**GIVEN REQUEST**.
Copy the listing verbatim, excluding any images found in it.

**RECORDED DATA**.
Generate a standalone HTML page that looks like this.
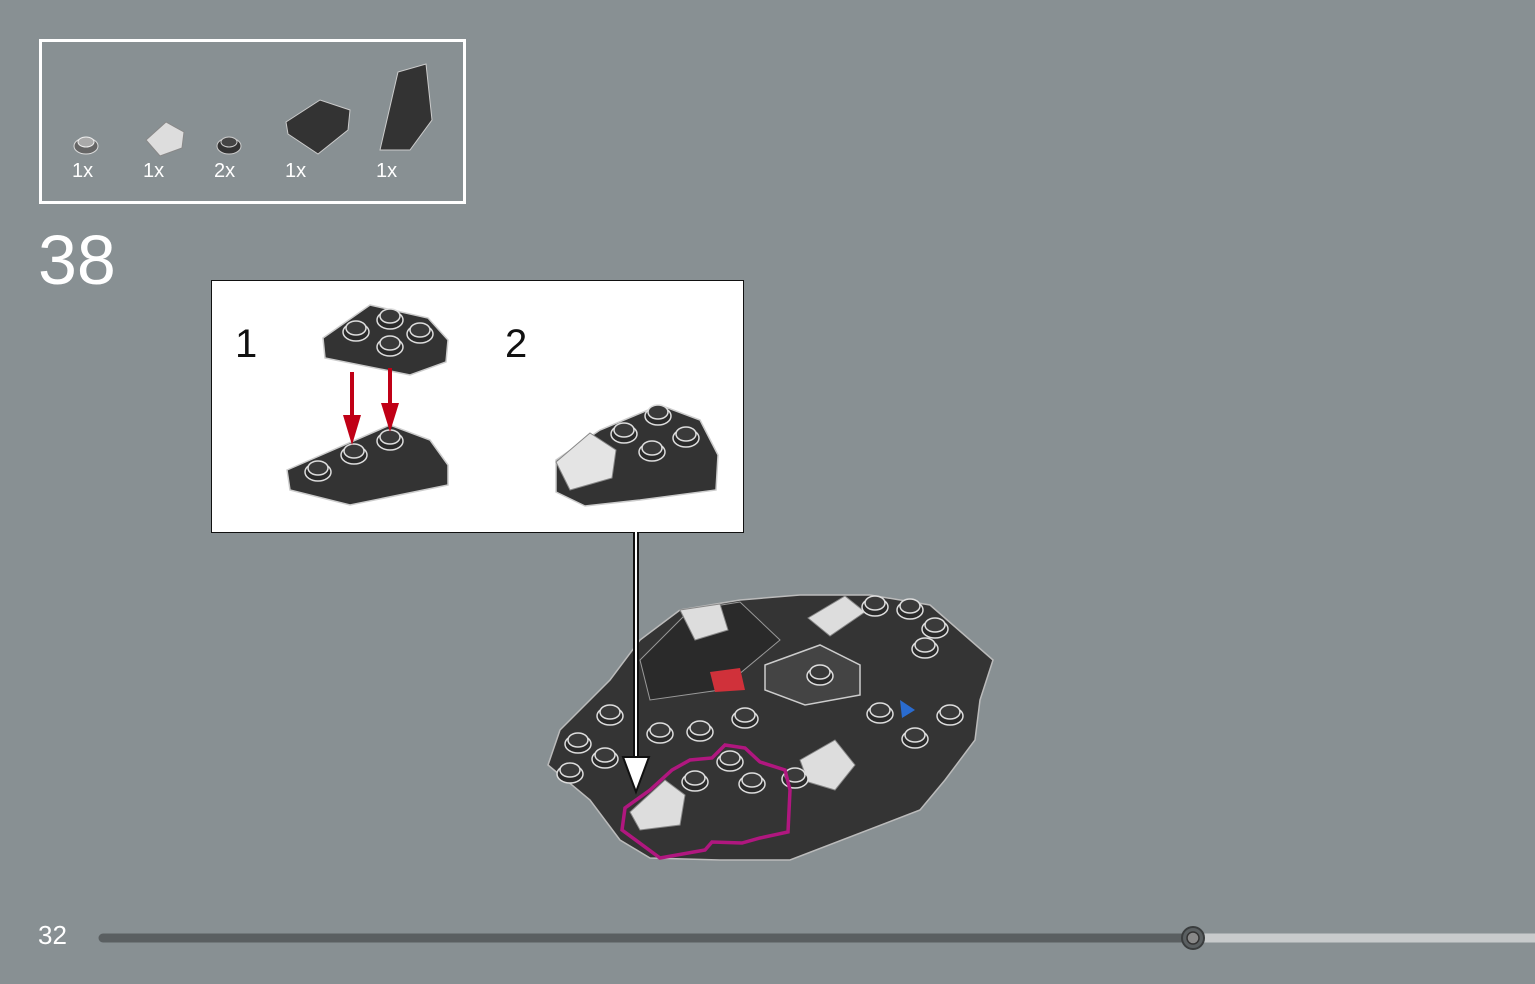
<!DOCTYPE html>
<html><head><meta charset="utf-8"><style>
html,body{margin:0;padding:0;}
body{width:1535px;height:984px;background:#889093;position:relative;overflow:hidden;font-family:"Liberation Sans",sans-serif;}
.t{position:absolute;color:#fff;}
</style></head><body>
<div style="position:absolute;left:39px;top:39px;width:421px;height:159px;border:3px solid #fff;"></div>
<div class="t" style="left:72px;top:160px;font-size:20px;">1x</div>
<div class="t" style="left:143px;top:160px;font-size:20px;">1x</div>
<div class="t" style="left:214px;top:160px;font-size:20px;">2x</div>
<div class="t" style="left:285px;top:160px;font-size:20px;">1x</div>
<div class="t" style="left:376px;top:160px;font-size:20px;">1x</div>
<div class="t" style="left:38px;top:220px;font-size:70px;font-weight:300;">38</div>
<div class="t" style="left:38px;top:920px;font-size:26px;">32</div>
<div style="position:absolute;left:211px;top:280px;width:531px;height:251px;background:#fff;border:1.5px solid #111;"></div>
<div style="position:absolute;left:235px;top:322px;font-size:40px;color:#111;">1</div>
<div style="position:absolute;left:505px;top:322px;font-size:40px;color:#111;">2</div>
<svg width="1535" height="984" style="position:absolute;left:0;top:0">
<defs>
<g id="stud"><ellipse cx="0" cy="4" rx="13" ry="9" fill="#2a2a2a" stroke="#ddd" stroke-width="1.5"/><ellipse cx="0" cy="0" rx="10" ry="7" fill="#3a3a3a" stroke="#ddd" stroke-width="1.5"/></g>
</defs>
<!-- parts -->
<g transform="translate(86,142)"><ellipse cy="4" rx="12" ry="8" fill="#666" stroke="#ddd"/><ellipse rx="8" ry="5" fill="#aaa" stroke="#eee"/></g>
<polygon points="146,140 166,122 184,132 182,148 160,156" fill="#ddd" stroke="#888"/>
<g transform="translate(229,142)"><ellipse cy="4" rx="12" ry="8" fill="#333" stroke="#ccc"/><ellipse rx="8" ry="5" fill="#444" stroke="#ccc"/></g>
<polygon points="286,122 320,100 350,110 348,130 318,154 288,134" fill="#333" stroke="#ccc"/>
<polygon points="380,150 398,72 426,64 432,120 410,150" fill="#333" stroke="#ccc"/>
<!-- step 1 -->
<polygon points="323,338 370,305 428,318 448,340 446,362 410,375 325,358" fill="#333" stroke="#ccc" stroke-width="1.5"/>
<use href="#stud" x="356" y="328"/><use href="#stud" x="390" y="316"/><use href="#stud" x="390" y="343"/><use href="#stud" x="420" y="330"/>
<polygon points="287,470 390,425 430,440 448,465 448,485 350,505 290,490" fill="#333" stroke="#ccc" stroke-width="1.5"/>
<use href="#stud" x="318" y="468"/><use href="#stud" x="354" y="451"/><use href="#stud" x="390" y="437"/>
<line x1="352" y1="372" x2="352" y2="420" stroke="#c00016" stroke-width="4"/><polygon points="343,415 361,415 352,445" fill="#c00016"/>
<line x1="390" y1="368" x2="390" y2="408" stroke="#c00016" stroke-width="4"/><polygon points="381,403 399,403 390,432" fill="#c00016"/>
<!-- step 2 -->
<polygon points="556,460 600,430 660,405 700,420 718,455 716,490 640,500 585,506 556,492" fill="#333" stroke="#ccc" stroke-width="1.5"/>
<polygon points="556,462 590,433 616,450 612,478 570,490" fill="#e4e4e4" stroke="#888"/>
<use href="#stud" x="624" y="430"/><use href="#stud" x="658" y="412"/><use href="#stud" x="686" y="434"/><use href="#stud" x="652" y="448"/>
<!-- model -->
<polygon points="548,765 560,730 610,680 640,640 680,610 740,600 800,595 870,595 930,605 993,660 980,700 975,740 945,780 920,810 790,860 720,860 650,858 620,840 590,800" fill="#343434" stroke="#bbb" stroke-width="1.5"/>
<polygon points="640,660 690,610 740,602 780,640 720,690 650,700" fill="#2a2a2a" stroke="#999"/>
<polygon points="765,665 820,645 860,665 860,695 805,705 765,690" fill="#444" stroke="#ccc" stroke-width="1.5"/>
<polygon points="710,672 740,668 745,690 715,692" fill="#d0313a"/>
<polygon points="900,700 915,710 902,718" fill="#2a6cd0"/>
<polygon points="680,610 720,604 728,630 695,640" fill="#ddd" stroke="#888"/>
<polygon points="808,618 845,596 865,612 830,636" fill="#ddd" stroke="#888"/>
<polygon points="800,760 835,740 855,765 835,790 808,782" fill="#ddd" stroke="#888"/>
<polygon points="630,812 665,780 685,795 680,825 640,830" fill="#ddd" stroke="#888"/>
<g>
<use href="#stud" x="820" y="672"/><use href="#stud" x="875" y="603"/><use href="#stud" x="910" y="606"/><use href="#stud" x="935" y="625"/><use href="#stud" x="925" y="645"/>
<use href="#stud" x="610" y="712"/><use href="#stud" x="578" y="740"/><use href="#stud" x="605" y="755"/><use href="#stud" x="660" y="730"/><use href="#stud" x="700" y="728"/>
<use href="#stud" x="745" y="715"/><use href="#stud" x="880" y="710"/><use href="#stud" x="950" y="712"/><use href="#stud" x="915" y="735"/>
<use href="#stud" x="730" y="758"/><use href="#stud" x="695" y="778"/><use href="#stud" x="752" y="780"/><use href="#stud" x="795" y="775"/>
<use href="#stud" x="570" y="770"/>
</g>
<path d="M622,830 L625,808 L650,790 L672,770 L690,760 L712,758 L725,745 L745,748 L760,762 L785,770 L790,790 L788,832 L760,838 L742,843 L712,842 L705,850 L660,858 Z" fill="none" stroke="#b0177f" stroke-width="3.5"/>
<!-- arrow -->
<line x1="636" y1="532" x2="636" y2="760" stroke="#111" stroke-width="6"/>
<line x1="636" y1="532" x2="636" y2="760" stroke="#fff" stroke-width="2"/>
<polygon points="623,757 649,757 636,792" fill="#fff" stroke="#111" stroke-width="2"/>
<!-- progress -->
<line x1="103" y1="938" x2="1193" y2="938" stroke="#5a5f61" stroke-width="9" stroke-linecap="round"/>
<line x1="1193" y1="938" x2="1535" y2="938" stroke="#c8cbcc" stroke-width="9"/>
<circle cx="1193" cy="938" r="11" fill="#5a5f61" stroke="#3a3d3e" stroke-width="2"/>
<circle cx="1193" cy="938" r="6" fill="#888" stroke="#333" stroke-width="1.5"/>
</svg>
</body></html>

**WRITTEN REPLY**.
Generate a standalone HTML page that looks like this.
<!DOCTYPE html>
<html><head><meta charset="utf-8"><style>
html,body{margin:0;padding:0;}
body{width:1535px;height:984px;background:#889093;position:relative;overflow:hidden;font-family:"Liberation Sans",sans-serif;}
.t{position:absolute;color:#fff;}
</style></head><body>
<div style="position:absolute;left:39px;top:39px;width:421px;height:159px;border:3px solid #fff;"></div>
<div class="t" style="left:72px;top:160px;font-size:20px;">1x</div>
<div class="t" style="left:143px;top:160px;font-size:20px;">1x</div>
<div class="t" style="left:214px;top:160px;font-size:20px;">2x</div>
<div class="t" style="left:285px;top:160px;font-size:20px;">1x</div>
<div class="t" style="left:376px;top:160px;font-size:20px;">1x</div>
<div class="t" style="left:38px;top:220px;font-size:70px;font-weight:300;">38</div>
<div class="t" style="left:38px;top:920px;font-size:26px;">32</div>
<div style="position:absolute;left:211px;top:280px;width:531px;height:251px;background:#fff;border:1.5px solid #111;"></div>
<div style="position:absolute;left:235px;top:322px;font-size:40px;color:#111;">1</div>
<div style="position:absolute;left:505px;top:322px;font-size:40px;color:#111;">2</div>
<svg width="1535" height="984" style="position:absolute;left:0;top:0">
<defs>
<g id="stud"><ellipse cx="0" cy="4" rx="13" ry="9" fill="#2a2a2a" stroke="#ddd" stroke-width="1.5"/><ellipse cx="0" cy="0" rx="10" ry="7" fill="#3a3a3a" stroke="#ddd" stroke-width="1.5"/></g>
</defs>
<!-- parts -->
<g transform="translate(86,142)"><ellipse cy="4" rx="12" ry="8" fill="#666" stroke="#ddd"/><ellipse rx="8" ry="5" fill="#aaa" stroke="#eee"/></g>
<polygon points="146,140 166,122 184,132 182,148 160,156" fill="#ddd" stroke="#888"/>
<g transform="translate(229,142)"><ellipse cy="4" rx="12" ry="8" fill="#333" stroke="#ccc"/><ellipse rx="8" ry="5" fill="#444" stroke="#ccc"/></g>
<polygon points="286,122 320,100 350,110 348,130 318,154 288,134" fill="#333" stroke="#ccc"/>
<polygon points="380,150 398,72 426,64 432,120 410,150" fill="#333" stroke="#ccc"/>
<!-- step 1 -->
<polygon points="323,338 370,305 428,318 448,340 446,362 410,375 325,358" fill="#333" stroke="#ccc" stroke-width="1.5"/>
<use href="#stud" x="356" y="328"/><use href="#stud" x="390" y="316"/><use href="#stud" x="390" y="343"/><use href="#stud" x="420" y="330"/>
<polygon points="287,470 390,425 430,440 448,465 448,485 350,505 290,490" fill="#333" stroke="#ccc" stroke-width="1.5"/>
<use href="#stud" x="318" y="468"/><use href="#stud" x="354" y="451"/><use href="#stud" x="390" y="437"/>
<line x1="352" y1="372" x2="352" y2="420" stroke="#c00016" stroke-width="4"/><polygon points="343,415 361,415 352,445" fill="#c00016"/>
<line x1="390" y1="368" x2="390" y2="408" stroke="#c00016" stroke-width="4"/><polygon points="381,403 399,403 390,432" fill="#c00016"/>
<!-- step 2 -->
<polygon points="556,460 600,430 660,405 700,420 718,455 716,490 640,500 585,506 556,492" fill="#333" stroke="#ccc" stroke-width="1.5"/>
<polygon points="556,462 590,433 616,450 612,478 570,490" fill="#e4e4e4" stroke="#888"/>
<use href="#stud" x="624" y="430"/><use href="#stud" x="658" y="412"/><use href="#stud" x="686" y="434"/><use href="#stud" x="652" y="448"/>
<!-- model -->
<polygon points="548,765 560,730 610,680 640,640 680,610 740,600 800,595 870,595 930,605 993,660 980,700 975,740 945,780 920,810 790,860 720,860 650,858 620,840 590,800" fill="#343434" stroke="#bbb" stroke-width="1.5"/>
<polygon points="640,660 690,610 740,602 780,640 720,690 650,700" fill="#2a2a2a" stroke="#999"/>
<polygon points="765,665 820,645 860,665 860,695 805,705 765,690" fill="#444" stroke="#ccc" stroke-width="1.5"/>
<polygon points="710,672 740,668 745,690 715,692" fill="#d0313a"/>
<polygon points="900,700 915,710 902,718" fill="#2a6cd0"/>
<polygon points="680,610 720,604 728,630 695,640" fill="#ddd" stroke="#888"/>
<polygon points="808,618 845,596 865,612 830,636" fill="#ddd" stroke="#888"/>
<polygon points="800,760 835,740 855,765 835,790 808,782" fill="#ddd" stroke="#888"/>
<polygon points="630,812 665,780 685,795 680,825 640,830" fill="#ddd" stroke="#888"/>
<g>
<use href="#stud" x="820" y="672"/><use href="#stud" x="875" y="603"/><use href="#stud" x="910" y="606"/><use href="#stud" x="935" y="625"/><use href="#stud" x="925" y="645"/>
<use href="#stud" x="610" y="712"/><use href="#stud" x="578" y="740"/><use href="#stud" x="605" y="755"/><use href="#stud" x="660" y="730"/><use href="#stud" x="700" y="728"/>
<use href="#stud" x="745" y="715"/><use href="#stud" x="880" y="710"/><use href="#stud" x="950" y="712"/><use href="#stud" x="915" y="735"/>
<use href="#stud" x="730" y="758"/><use href="#stud" x="695" y="778"/><use href="#stud" x="752" y="780"/><use href="#stud" x="795" y="775"/>
<use href="#stud" x="570" y="770"/>
</g>
<path d="M622,830 L625,808 L650,790 L672,770 L690,760 L712,758 L725,745 L745,748 L760,762 L785,770 L790,790 L788,832 L760,838 L742,843 L712,842 L705,850 L660,858 Z" fill="none" stroke="#b0177f" stroke-width="3.5"/>
<!-- arrow -->
<line x1="636" y1="532" x2="636" y2="760" stroke="#111" stroke-width="6"/>
<line x1="636" y1="532" x2="636" y2="760" stroke="#fff" stroke-width="2"/>
<polygon points="623,757 649,757 636,792" fill="#fff" stroke="#111" stroke-width="2"/>
<!-- progress -->
<line x1="103" y1="938" x2="1193" y2="938" stroke="#5a5f61" stroke-width="9" stroke-linecap="round"/>
<line x1="1193" y1="938" x2="1535" y2="938" stroke="#c8cbcc" stroke-width="9"/>
<circle cx="1193" cy="938" r="11" fill="#5a5f61" stroke="#3a3d3e" stroke-width="2"/>
<circle cx="1193" cy="938" r="6" fill="#888" stroke="#333" stroke-width="1.5"/>
</svg>
</body></html>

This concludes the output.